Even those unfamiliar with the policies, protocols, and practices of the United Nations and its partners could not ignore the groundswell of popular support for environmental responsibility the week of 2019 UN Climate Summit. With worldwide student walkouts and “strikes” environmentalists of all ages asked high officials for concrete plans and course corrections in the age of the Anthropocene. Interestingly, because of the high economic and environmental stakes curiosity about United States participation piqued across political parties.
One domain, the ocean, shows the power of constructive conversation and financial investments to transform transboundary challenges into solutions. CNN’s Erna Solberg and Tommy Remengesau, Jr. frame the ocean as “a potent force in stabilizing the climate and building a secure future for everyone.” International investments look like the proof in the pudding with groups like the Ocean Risk and Resilience Action Alliance (ORRAA). Timely, as with the IPCC’s (The Intergovernmental Panel on Climate Change) release of a Special Report on the Ocean and Cryosphere in a Changing Climate.
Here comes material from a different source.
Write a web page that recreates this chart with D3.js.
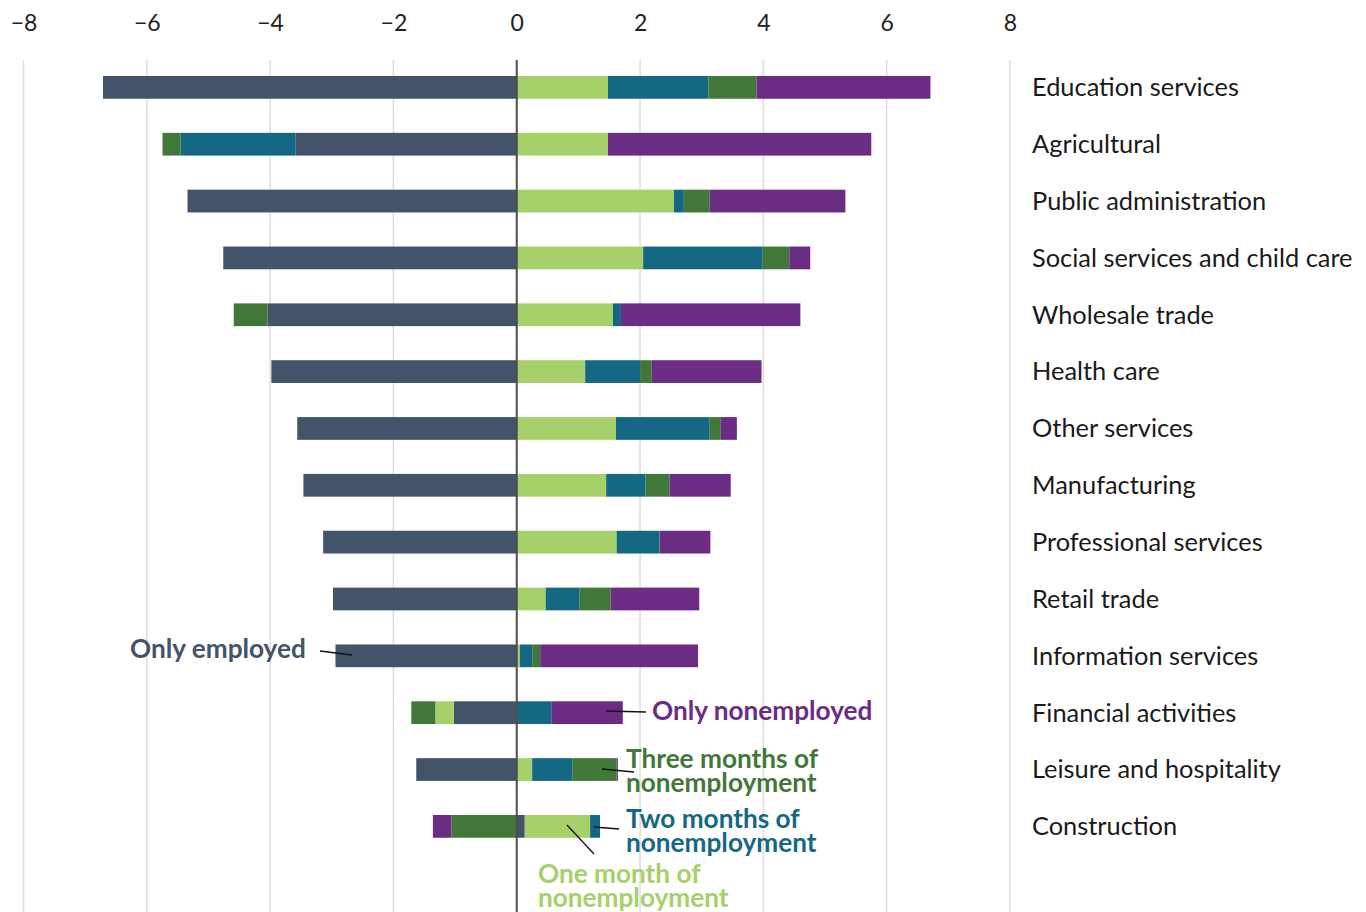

Looking forward, it will be illuminating to see how individual cities incorporate new knowledge and calls to action across issue areas. How will independence and leadership be exercised at a city level (or not)? For example, with Boston’s rich maritime history there is ample room to interface with the growing ocean sustainability movement. Emergent organizations like SeaAhead have a lot to offer as the tide turns towards greater environmental stewardship-- informed by evidence-- worldwide.